Cottonwood Creek Falls is one of the most accessible waterfalls in San Diego County. This series of falls isn’t the thundering falls of Yosemite, but nevertheless it is worth the hike for the subtle beauty and restful setting in a deep East County canyon.
Once parked, notice the large elongate feature in the northern parking area on the other side of the road from the trailhead. It is an exposed granitic dike. Caltrans left it there when they leveled the area for a parking space because they thought it might be an exposure of a fault surface. It is in fact a dike composed of feldspar and quartz and shows little evidence of being part of a fault movement. It is an intrusion into surrounding gneisses.
The trail starts out steeply as it generally follows a line of wooden power poles downhill. Following an ancient road, you will be walking through dense chaparral, a plant community characterized here by ceanothus (wild lilac), mountain mahogany, scrub oak, manzanita, chamise, yucca whippelli, and other hardy woody species interspersed with wildflowers in the spring and early summer. Descending into the canyon beneath the overarching ten- to twelve-foot shrubs, note that the sounds of the highway quickly fade away as it becomes more peaceful entering the natural world of the elfin forest.
At about 0.75 mile, where the trail reaches the junction with a larger canyon containing a grove of stately old coast live oak trees, smell and see the remains of an approximately 100-acre wildfire from January 2014. Don’t be tempted to hike off trail at this point.
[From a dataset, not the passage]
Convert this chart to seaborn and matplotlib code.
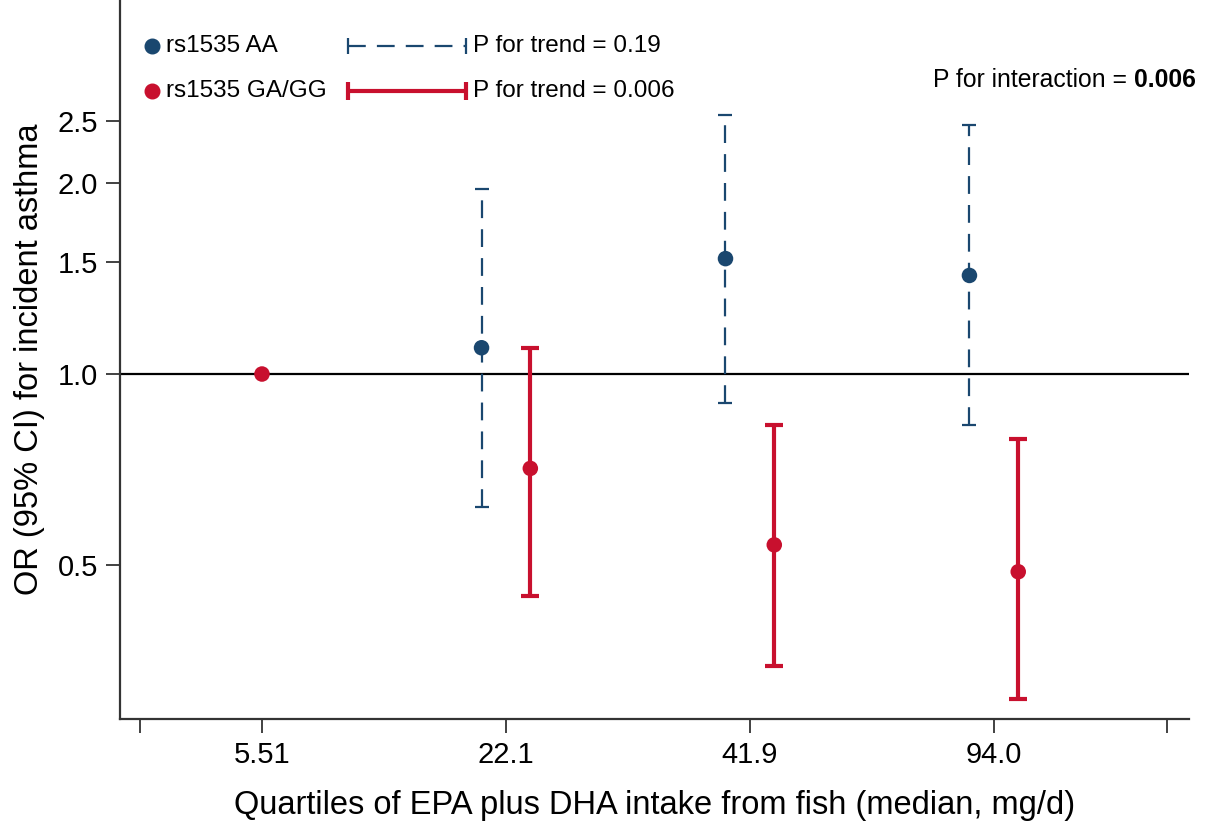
import numpy as np
import pandas as pd
import matplotlib
matplotlib.use('Agg')
import matplotlib.pyplot as plt
import seaborn as sns

# quartile medians (x tick labels)
quartile_labels = ['5.51', '22.1', '41.9', '94.0']
quartile_pos = [1, 2, 3, 4]

# rs1535 AA (quartiles 2-4, quartile 1 is the reference)
aa_q = [2, 3, 4]
aa_or = [1.10, 1.52, 1.43]
aa_lo = [0.617, 0.90, 0.83]
aa_hi = [1.96, 2.56, 2.47]

# rs1535 GA/GG
gg_q = [2, 3, 4]
gg_or = [0.71, 0.538, 0.488]
gg_lo = [0.447, 0.347, 0.308]
gg_hi = [1.10, 0.83, 0.79]

# reference group
ref_q = [1]
ref_or = [1.0]

navy = '#1a476f'
red = '#c8102e'
axis_grey = '#333333'

sns.set_style('white')
plt.rcParams['font.family'] = ['Liberation Sans', 'DejaVu Sans']
plt.rcParams['text.color'] = 'black'
plt.rcParams['axes.labelcolor'] = 'black'
plt.rcParams['xtick.color'] = 'black'
plt.rcParams['ytick.color'] = 'black'

fig = plt.figure(figsize=(12.08, 8.27), dpi=100)
ax = fig.add_axes([120 / 1208, 1 - 719 / 827, (1189 - 120) / 1208, 719 / 827])

shift = 0.1
aa_df = pd.DataFrame({'x': np.array(aa_q) - shift, 'OR': aa_or, 'lo': aa_lo, 'hi': aa_hi})
gg_df = pd.DataFrame({'x': np.array(gg_q) + shift, 'OR': gg_or, 'lo': gg_lo, 'hi': gg_hi})
ref_df = pd.DataFrame({'x': ref_q, 'OR': ref_or})

#reference line at OR = 1
ax.axhline(1.0, color='black', lw=1.6, zorder=1)

#confidence intervals
eb = ax.errorbar(aa_df['x'], aa_df['OR'],
                 yerr=[aa_df['OR'] - aa_df['lo'], aa_df['hi'] - aa_df['OR']],
                 fmt='none', ecolor=navy, elinewidth=1.6, capsize=5, capthick=1.6, zorder=2)
eb[2][0].set_linestyle((0, (8, 5)))
ax.errorbar(gg_df['x'], gg_df['OR'],
            yerr=[gg_df['OR'] - gg_df['lo'], gg_df['hi'] - gg_df['OR']],
            fmt='none', ecolor=red, elinewidth=3, capsize=6.5, capthick=3, zorder=2)

#point estimates
sns.scatterplot(data=aa_df, x='x', y='OR', color=navy, s=125, edgecolor='none', ax=ax, zorder=3)
sns.scatterplot(data=gg_df, x='x', y='OR', color=red, s=125, edgecolor='none', ax=ax, zorder=3)
sns.scatterplot(data=ref_df, x='x', y='OR', color=red, s=125, edgecolor='none', ax=ax, zorder=3)

ax.set_yscale('log')
ax.set_ylim(0.286, 3.885)
ax.set_yticks([0.5, 1.0, 1.5, 2.0, 2.5])
ax.set_yticklabels(['0.5', '1.0', '1.5', '2.0', '2.5'])
ax.yaxis.set_minor_locator(matplotlib.ticker.NullLocator())

ax.set_xlim(0.418, 4.80)
ax.set_xticks([0.5] + quartile_pos + [4.71])
ax.set_xticklabels([''] + quartile_labels + [''])

for side in ['top', 'right']:
    ax.spines[side].set_visible(False)
for side in ['left', 'bottom']:
    ax.spines[side].set_color(axis_grey)
    ax.spines[side].set_linewidth(1.6)

ax.tick_params(axis='both', which='major', direction='out', length=10, width=1.3,
               color=axis_grey, labelsize=21, pad=6, bottom=True, left=True)

ax.set_xlabel('Quartiles of EPA plus DHA intake from fish (median, mg/d)', fontsize=23.5, labelpad=15)
ax.set_ylabel('OR (95% CI) for incident asthma', fontsize=23.5, labelpad=9)

#legend drawn by hand so it looks like the original
tr = ax.transAxes
def px(xp, yp):
    return ((xp - 120) / 1069, (719 - yp) / 719)

for yp, col, lab in [(46, navy, 'rs1535 AA'), (91, red, 'rs1535 GA/GG')]:
    x0, y0 = px(152, yp)
    ax.plot([x0], [y0], 'o', color=col, ms=10.5, transform=tr, clip_on=False)
    x1, _ = px(166, yp)
    ax.text(x1, y0, lab, transform=tr, fontsize=17.5, va='center', ha='left')

xa, ya = px(348, 46)
xb, _ = px(466, 46)
ax.plot([xa, xb], [ya, ya], color=navy, lw=1.6, ls=(0, (8, 5)), transform=tr, clip_on=False)
ax.plot([xa, xb], [ya, ya], color=navy, lw=0, marker='|', ms=11, mew=1.6, transform=tr, clip_on=False)
xa, ya2 = px(348, 91)
ax.plot([xa, xb], [ya2, ya2], color=red, lw=3, transform=tr, clip_on=False)
ax.plot([xa, xb], [ya2, ya2], color=red, lw=0, marker='|', ms=13, mew=3, transform=tr, clip_on=False)

xt, _ = px(473, 46)
ax.text(xt, ya, 'P for trend = 0.19', transform=tr, fontsize=17.5, va='center', ha='left')
ax.text(xt, ya2, 'P for trend = 0.006', transform=tr, fontsize=17.5, va='center', ha='left')

xr, yr = px(1196, 80)
t1 = ax.text(xr, yr, '0.006', transform=tr, fontsize=17.8, va='center', ha='right', fontweight='bold')
fig.canvas.draw()
bb = t1.get_window_extent()
inv = ax.transAxes.inverted()
xl = inv.transform((bb.x0, 0))[0]
ax.text(xl, yr, 'P for interaction = ', transform=tr, fontsize=17.8, va='center', ha='right')

fig.savefig('out.png', dpi=100)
Just as death is a part of the circle of life, the flames’ destruction will allow rich nutrients to regenerate the landscape. Seeds of some plant species lay dormant for years, awaiting the fire that is required for them to sprout. Other plants, such as manzanita, scrub oak, and ceanothus, will regenerate from root crowns to quickly send up new branches. Besides watching your step on the uneven trail, take the time to listen and watch for wildlife or, more likely, its scat and tracks. Coyote, fox, bobcat, deer, and even mountain lion tracks and scat may be encountered along this trail. San Diego County has more species of birds than any other county in the United States. Dozens of species make this canyon their home, with scrub jay, Nuttall’s woodpecker, wrentit, and California towhees among the most commonly seen and heard birds along this trail. You may also see the elusive horned lizard, aka horny toad, and blue belly lizards on warm days.
After reaching the junction of a large canyon, turn left (northeast) and walk along the creek about 0.25 mile (five to ten minutes) until a large pool and the falls are encountered. In autumn, there may be turkey or deer hunters in this area since this is the Cleveland National Forest, and a duck-hunting club has land to the south of the junction. Notice how green the riparian vegetation is, in contrast to the dark gray/green hillsides. The burnt-orange colored rocks get polished from the running water. Take care not to slip exploring the falls and pools. Pacific chorus frogs may serenade you in the spring. It’s a great place to take a break before retracing steps for the return trip uphill.
- Distance from downtown San Diego: 47 miles. Allow 40 minutes. Drive east on I-8 and take exit 47 for Sunrise Highway. Turn left (north) on Sunrise Highway (SR 1) and drive approximately 1.7 miles and park at the large paved turnout on either side of the highway, just after mile marker 15.0. A Cleveland National Forest Adventure Pass is required to park along Sunrise Highway. Reach the trailhead by walking north past the guard rail to find the trail starting beneath the power lines and heading southeast into the canyon. Leashed dogs allowed.
- Hiking length: 2 miles out and back. Allow 2 hours for hiking and exploring.
- Difficulty: Moderate because of steep trail and some rock scrambling. Best time to hike is 8–10 a.m., before it gets too hot. Mountain weather is unpredictable. Bring layered clothing. No facilities. Carry at least two quarts of water.